To leverage this unstructured data, we adopted a sophisticated multi-agentic retrieval-augmented generation (RAG) framework built on these pillars:
- Knowledge Base Curation: This involved aggregating all relevant data reports, including performance dashboards, detailed KPI data, and research papers.
- Agentic RAG Framework: Designed to facilitate multi-step reasoning and intelligent query routing, this framework includes several key components:
- Brain/Routing: Manages intelligent routing of user queries to the appropriate agents.
- Performance Analytics Agent: Provides an overall performance overview of products, offering users a comprehensive view at a glance, helping users quickly identify the alarming stage.
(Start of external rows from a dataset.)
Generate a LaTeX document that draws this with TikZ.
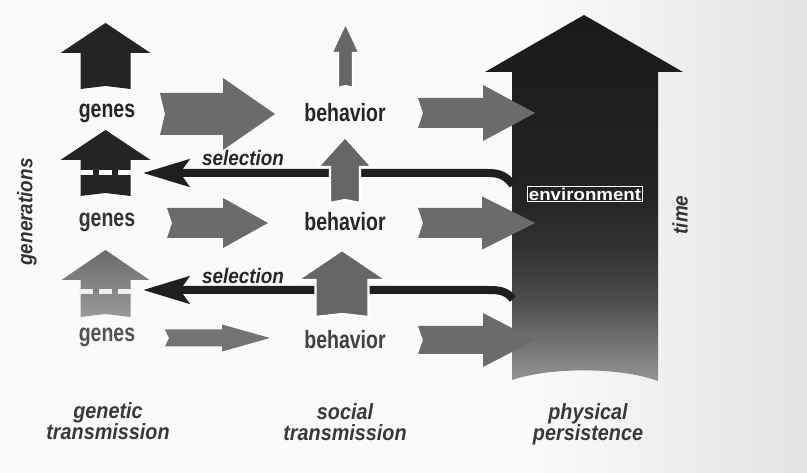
\documentclass[tikz,border=0pt]{standalone}
\usepackage{fontspec}
\setmainfont{Liberation Sans}
\newfontfamily\condfont[FakeStretch=0.78]{Liberation Sans}
\newfontfamily\labfont[FakeStretch=0.9]{Liberation Sans}
\newfontfamily\widefont[FakeStretch=1.1]{Liberation Sans}
\usetikzlibrary{arrows.meta,calc}

% dark at the top, fading towards the bottom (path spans 25bp..75bp)
\pgfdeclareverticalshading{envfade}{100bp}{%
  color(0bp)=(black!42); color(25bp)=(black!42); color(30.6bp)=(black!56);
  color(36bp)=(black!70); color(43bp)=(black!80); color(50bp)=(black!86);
  color(75bp)=(black!90); color(100bp)=(black!90)}

% upward block arrow: style, base point, height, shaft half width, head half width, head length, tail notch
\newcommand\upfat[7]{%
  \begin{scope}[shift={(#2)}]
    \path[#1] ({-#4},0) -- ({-#4},{-(#3-#6)}) -- ({-#5},{-(#3-#6)}) -- (0,{-#3})
      -- ({#5},{-(#3-#6)}) -- ({#4},{-(#3-#6)}) -- ({#4},0) -- (0,{-#7}) -- cycle;
  \end{scope}}
% rightward block arrow: style, tail point, length, shaft half width, head half width, head length, tail notch
\newcommand\rightfat[7]{%
  \begin{scope}[shift={(#2)}]
    \path[#1] (0,{-#4}) -- ({#3-#6},{-#4}) -- ({#3-#6},{-#5}) -- ({#3},0)
      -- ({#3-#6},{#5}) -- ({#3-#6},{#4}) -- (0,{#4}) -- ({#7},0) -- cycle;
  \end{scope}}

\tikzset{
  darkfill/.style={fill=black!86},
  grayfill/.style={fill=black!58},
  haloed/.style={fill=black!60, draw=white, line width=2.2pt, line join=miter},
  lbl/.style={font=\condfont\bfseries\fontsize{25}{28}\selectfont, text=black!85, inner sep=0pt},
  captext/.style={font=\labfont\bfseries\itshape\fontsize{22}{21}\selectfont, text=black!78, align=center, inner sep=0pt},
  axistext/.style={font=\labfont\bfseries\itshape\fontsize{21}{22}\selectfont, text=black!80, inner sep=0pt, rotate=90},
  sellbl/.style={font=\labfont\bfseries\itshape\fontsize{21}{22}\selectfont, text=black!85, inner sep=0pt, anchor=base},
  selline/.style={draw=black!88, line width=8pt, -{Stealth[length=46pt,width=27pt,inset=9pt]}},
  envlbl/.style={font=\widefont\bfseries\fontsize{17}{19}\selectfont, text=white!92, draw=white!88, line width=0.8pt, inner sep=1.6pt},
}

\begin{document}
\begin{tikzpicture}[x=1pt,y=-1pt]
\useasboundingbox (0,0) rectangle (807,473);
% paper
\fill[black!2] (0,0) rectangle (540,473);
\shade[left color=black!2, right color=black!11] (540,0) rectangle (807,473);

% the environment arrow (time runs upward)
\shade[shading=envfade]
  (512,380) -- (512,72) -- (485,72) -- (584,15) -- (683,72) -- (658,72) -- (658,381)
  .. controls (620,367) and (550,367) .. (512,380) -- cycle;

% anchor points of the selection connectors
\coordinate (envS1) at (513,185);
\coordinate (envS2) at (513,299);
\coordinate (genS1) at (143,173);
\coordinate (genS2) at (143,290);

% selection: environment back to genes
\draw[selline] (envS1) .. controls (506,176) and (500,173) .. (488,173) -- (genS1);
\draw[selline] (envS2) .. controls (506,291) and (500,290) .. (488,290) -- (genS2);

% behavior passed on through the generations
\coordinate (behU1) at (345.5,88);
\coordinate (behU2) at (345,203);
\coordinate (behU3) at (342,317);
\upfat{haloed}{behU1}{65}{7.5}{14}{30}{2}
\upfat{haloed}{behU2}{66}{15}{27}{30}{3}
\upfat{haloed}{behU3}{67}{26.5}{44.5}{30}{3}

% genes passed on through the generations
\coordinate (genU1) at (105.5,89);
\coordinate (genU2) at (105.5,196);
\coordinate (genU3) at (105.5,317);
\upfat{darkfill}{genU1}{66}{25}{45}{30}{3}
\upfat{darkfill}{genU2}{66}{25}{45}{30}{3}
\upfat{top color=black!58, bottom color=black!40}{genU3}{67}{25}{44}{30}{3}
% breaks across the lower gene arrows
\foreach \yy/\c in {170/black!2, 289/black!6} {
  \fill[\c] (79,\yy) rectangle (93,\yy+5);
  \fill[\c] (99,\yy) rectangle (112,\yy+5);
  \fill[\c] (118,\yy) rectangle (132,\yy+5);
}

% genes -> behavior
\coordinate (gb1) at (160,114);
\coordinate (gb2) at (167,223);
\coordinate (gb3) at (165,338);
\rightfat{grayfill}{gb1}{115}{21}{36}{52}{5}
\rightfat{grayfill}{gb2}{101}{15}{25}{45}{5}
\rightfat{fill=black!55}{gb3}{105}{8.5}{13.5}{48}{4}

% behavior -> environment
\coordinate (be1) at (418,113);
\coordinate (be2) at (418,223);
\coordinate (be3) at (418,340);
\rightfat{grayfill}{be1}{117}{15}{28}{52}{5}
\rightfat{grayfill}{be2}{117}{15}{26.5}{53}{5}
\rightfat{grayfill}{be3}{117}{14}{27}{52}{5}

% row labels
\node[lbl] (genes1) at (107,113) {genes};
\node[lbl, text=black!80] (genes2) at (107,222) {genes};
\node[lbl, text=black!68] (genes3) at (107,337) {genes};
\node[lbl] (beh1) at (345,113) {behavior};
\node[lbl] (beh2) at (345,222) {behavior};
\node[lbl, text=black!75] (beh3) at (345,340) {behavior};

\node[sellbl] (sel1) at (243,166) {selection};
\node[sellbl] (sel2) at (243,284) {selection};

\node[envlbl] (envlabel) at (585,194) {environment};

% axes
\node[axistext] (gens) at (27,212) {generations};
\node[axistext] (time) at (680,215) {time};

% column captions
\node[captext] (capgen) at (108,421) {genetic\\transmission};
\node[captext] (capsoc) at (345,422) {social\\transmission};
\node[captext] (capphy) at (588,424) {physical\\persistence};
\end{tikzpicture}
\end{document}
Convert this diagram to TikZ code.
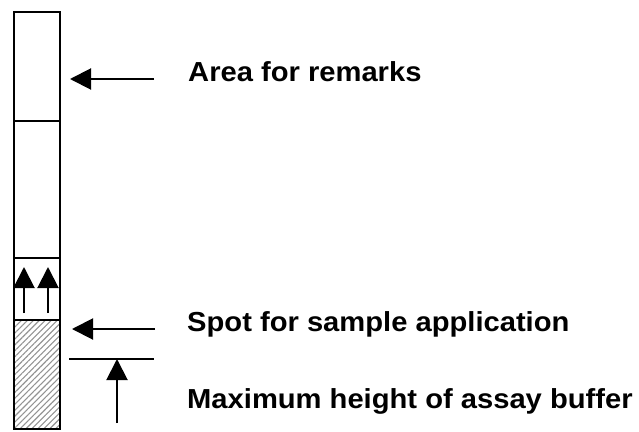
\documentclass[tikz,border=0pt]{standalone}
\usepackage{fontspec}
\setmainfont{Liberation Sans}
\usetikzlibrary{arrows.meta,patterns.meta}
\tikzset{
  seg/.style={draw=black,line width=2pt},
  pointer/.style={line width=2pt,-{Triangle[length=21pt,width=21pt]}},
  lbl/.style={anchor=base west,inner sep=0pt,font=\fontsize{27.5}{30}\selectfont\bfseries,xscale=1.06,transform shape},
}
\begin{document}
\begin{tikzpicture}[x=1pt,y=-1pt]
\useasboundingbox (0,0) rectangle (639,431);
% strip
\fill[pattern={Lines[angle=45,distance=4.2pt,line width=1.1pt]},pattern color=gray!85] (14,320) rectangle (60,429);
\draw[seg] (14,12) rectangle (60,429);
\draw[seg] (14,121) -- (60,121);
\draw[seg] (14,258) -- (60,258);
\draw[seg] (14,320) -- (60,320);
% small up arrows
\coordinate (u1s) at (24,313); \coordinate (u1e) at (24,267);
\coordinate (u2s) at (48,313); \coordinate (u2e) at (48,267);
\draw[pointer] (u1s) -- (u1e);
\draw[pointer] (u2s) -- (u2e);
% area for remarks
\coordinate (a1) at (154,79); \coordinate (a2) at (70,79);
\draw[pointer] (a1) -- (a2);
\node[lbl] (tArea) at (188,81.7) {Area for remarks};
% spot
\coordinate (b1) at (155,329); \coordinate (b2) at (72,329);
\draw[pointer] (b1) -- (b2);
\node[lbl] (tSpot) at (187,331.7) {Spot for sample application};
% maximum height
\coordinate (h1) at (69,359); \coordinate (h2) at (154,359);
\draw[line width=2pt] (h1) -- (h2);
\coordinate (m1) at (117,423); \coordinate (m2) at (117,359);
\draw[pointer] (m1) -- (m2);
\node[lbl] (tMax) at (187,408.3) {Maximum height of assay buffer};
\end{tikzpicture}
\end{document}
- Insights Extraction Agent: This agent delivers detailed responses to specific queries by offering top key insights and recommendations through reasoning. It drills down into the data to extract actionable insights, making it easier for users to understand complex information and make informed decisions.
- RAG Agent: Handles queries related to research documents and general factual questions.
This structured approach ensures that users can seamlessly navigate and extract meaningful insights from complex and unstructured data.
By leveraging the multi-agentic RAG framework, users also benefit from intelligent query handling, comprehensive performance overviews and detailed insights. This makes data-driven decision-making more accessible, efficient, and effective.
Moving Beyond a Chatbot
The self-serve analytics solution enhances traditional chatbot capabilities by incorporating advanced functionalities. Powered by GenAI, it provides a centralized platform for users to access, understand, and derive insights from complex reports. Key components include:
- Signals
- Function: Sends alerts to the team based on critical priorities.
- Purpose: Ensures the team is promptly informed about high-priority issues, enabling immediate action and response.
- Comprehension
- Function: Provides deep dive analysis on the signals to identify potential root causes.
- Purpose: Goes beyond simple alerts by offering thorough analysis to understand underlying issues, facilitating more informed decision-making.
- Insights
- Function: Generates tactical data insights.
- Purpose: Delivers valuable data-driven insights that support strategic planning and operational efficiency.
- Recommendations
- Function: Offers actionable insights and suggestions to mitigate potential issues.
- Purpose: Helps address and resolve identified problems, preventing future occurrences.
The GenAI-powered self-serve analytics solution enables users to drill down into specific data points, receive recommendations, and ask real-time questions. It provides both a comprehensive overview and detailed insights into areas of interest, so data-driven decision-making becomes more accessible and efficient. By integrating these components, the self-serve Insights solution transcends the basic functionalities of a chatbot, offering a comprehensive solution for better decision making and operational management.